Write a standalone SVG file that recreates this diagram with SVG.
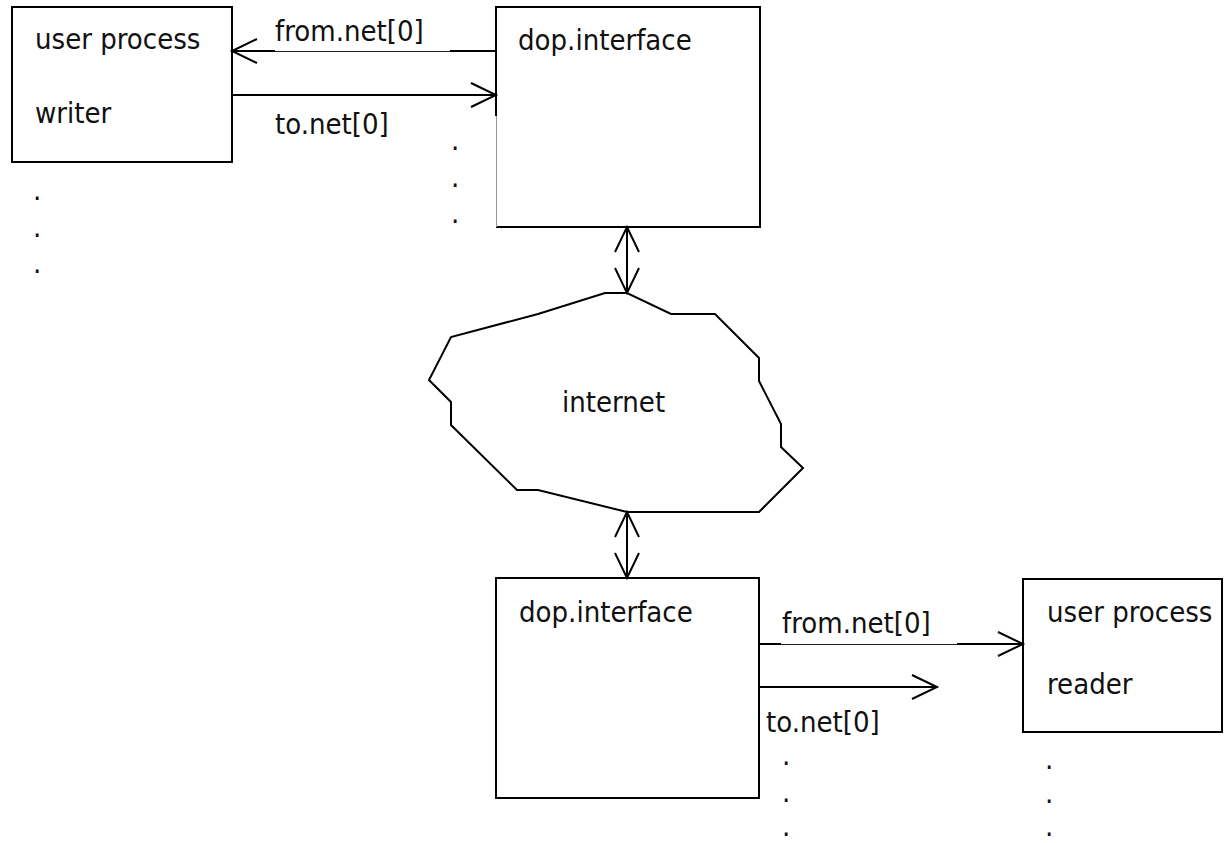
<svg xmlns="http://www.w3.org/2000/svg" width="1227" height="843" viewBox="0 0 1227 843">
<style>
text{font-family:"DejaVu Sans Condensed","DejaVu Sans",sans-serif;font-stretch:condensed;font-size:29px;fill:#111}
.box{fill:#fff;stroke:#000;stroke-width:2}
.ln{fill:none;stroke:#000;stroke-width:2}
.thin{fill:none;stroke:#222;stroke-width:1}
.dot{font-size:29px}
</style>
<rect width="1227" height="843" fill="#fff"/>
<g id="writer">
<rect class="box" x="12" y="7" width="220" height="155"/>
<text x="35" y="49">user process</text>
<text x="35" y="123">writer</text>
<text class="dot" x="33" y="200">.</text>
<text class="dot" x="33" y="237">.</text>
<text class="dot" x="33" y="273">.</text>
</g>
<g id="dop-top">
<rect x="496" y="7" width="264" height="220" fill="#fff" stroke="none"/>
<path class="ln" d="M496 116 V7 H760 V227 H496"/>
<path d="M496.5 116 V227" fill="none" stroke="#999" stroke-width="1"/>
<text x="518" y="50">dop.interface</text>
<text class="dot" x="451" y="150">.</text>
<text class="dot" x="451" y="187">.</text>
<text class="dot" x="451" y="223">.</text>
</g>
<g id="internet">
<polygon class="ln" fill="#fff" points="627,293 605,293 538,314 451,337 429,380 451,402 451,425 517,490 538,490 627,512 759,512 803,468 781,447 781,424 759,381 759,358 715,314 671,314"/>
<text x="562" y="412">internet</text>
</g>
<g id="dop-bottom">
<rect class="box" x="496" y="578" width="263" height="220"/>
<text x="519" y="622">dop.interface</text>
<text class="dot" x="782" y="765">.</text>
<text class="dot" x="782" y="802">.</text>
<text class="dot" x="782" y="836">.</text>
</g>
<g id="reader">
<rect class="box" x="1023" y="579" width="199" height="153"/>
<text x="1047" y="622">user process</text>
<text x="1047" y="694">reader</text>
<text class="dot" x="1045" y="769">.</text>
<text class="dot" x="1045" y="803">.</text>
<text class="dot" x="1045" y="836">.</text>
</g>
<g id="connectors">
<path class="ln" d="M232 51 H275 M450 51 H496"/>
<path class="thin" d="M275 51.5 H450"/>
<path class="ln" d="M257 39 L232 51 L257 63"/>
<path class="ln" d="M232 95 H496 M471 83 L496 95 L471 107"/>
<text x="275" y="41">from.net[0]</text>
<text x="275" y="134">to.net[0]</text>
<path class="ln" d="M627 227 V293 M615 252 L627 227 L639 252 M615 268 L627 293 L639 268"/>
<path class="ln" d="M627 512 V578 M615 537 L627 512 L639 537 M615 553 L627 578 L639 553"/>
<path class="ln" d="M759 644 H781 M957 644 H1023"/>
<path class="thin" d="M781 644.5 H957"/>
<path class="ln" d="M998 632 L1023 644 L998 656"/>
<text x="782" y="633">from.net[0]</text>
<path class="ln" d="M759 687 H937 M912 675 L937 687 L912 699"/>
<text x="766" y="732">to.net[0]</text>
</g>
</svg>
※
→ Given request:
Transcribe the whole listing exactly. Pictures stay out of your copy.

→ Answer for the task:
Write a standalone SVG file that recreates this diagram with SVG.
<svg xmlns="http://www.w3.org/2000/svg" width="1227" height="843" viewBox="0 0 1227 843">
<style>
text{font-family:"DejaVu Sans Condensed","DejaVu Sans",sans-serif;font-stretch:condensed;font-size:29px;fill:#111}
.box{fill:#fff;stroke:#000;stroke-width:2}
.ln{fill:none;stroke:#000;stroke-width:2}
.thin{fill:none;stroke:#222;stroke-width:1}
.dot{font-size:29px}
</style>
<rect width="1227" height="843" fill="#fff"/>
<g id="writer">
<rect class="box" x="12" y="7" width="220" height="155"/>
<text x="35" y="49">user process</text>
<text x="35" y="123">writer</text>
<text class="dot" x="33" y="200">.</text>
<text class="dot" x="33" y="237">.</text>
<text class="dot" x="33" y="273">.</text>
</g>
<g id="dop-top">
<rect x="496" y="7" width="264" height="220" fill="#fff" stroke="none"/>
<path class="ln" d="M496 116 V7 H760 V227 H496"/>
<path d="M496.5 116 V227" fill="none" stroke="#999" stroke-width="1"/>
<text x="518" y="50">dop.interface</text>
<text class="dot" x="451" y="150">.</text>
<text class="dot" x="451" y="187">.</text>
<text class="dot" x="451" y="223">.</text>
</g>
<g id="internet">
<polygon class="ln" fill="#fff" points="627,293 605,293 538,314 451,337 429,380 451,402 451,425 517,490 538,490 627,512 759,512 803,468 781,447 781,424 759,381 759,358 715,314 671,314"/>
<text x="562" y="412">internet</text>
</g>
<g id="dop-bottom">
<rect class="box" x="496" y="578" width="263" height="220"/>
<text x="519" y="622">dop.interface</text>
<text class="dot" x="782" y="765">.</text>
<text class="dot" x="782" y="802">.</text>
<text class="dot" x="782" y="836">.</text>
</g>
<g id="reader">
<rect class="box" x="1023" y="579" width="199" height="153"/>
<text x="1047" y="622">user process</text>
<text x="1047" y="694">reader</text>
<text class="dot" x="1045" y="769">.</text>
<text class="dot" x="1045" y="803">.</text>
<text class="dot" x="1045" y="836">.</text>
</g>
<g id="connectors">
<path class="ln" d="M232 51 H275 M450 51 H496"/>
<path class="thin" d="M275 51.5 H450"/>
<path class="ln" d="M257 39 L232 51 L257 63"/>
<path class="ln" d="M232 95 H496 M471 83 L496 95 L471 107"/>
<text x="275" y="41">from.net[0]</text>
<text x="275" y="134">to.net[0]</text>
<path class="ln" d="M627 227 V293 M615 252 L627 227 L639 252 M615 268 L627 293 L639 268"/>
<path class="ln" d="M627 512 V578 M615 537 L627 512 L639 537 M615 553 L627 578 L639 553"/>
<path class="ln" d="M759 644 H781 M957 644 H1023"/>
<path class="thin" d="M781 644.5 H957"/>
<path class="ln" d="M998 632 L1023 644 L998 656"/>
<text x="782" y="633">from.net[0]</text>
<path class="ln" d="M759 687 H937 M912 675 L937 687 L912 699"/>
<text x="766" y="732">to.net[0]</text>
</g>
</svg>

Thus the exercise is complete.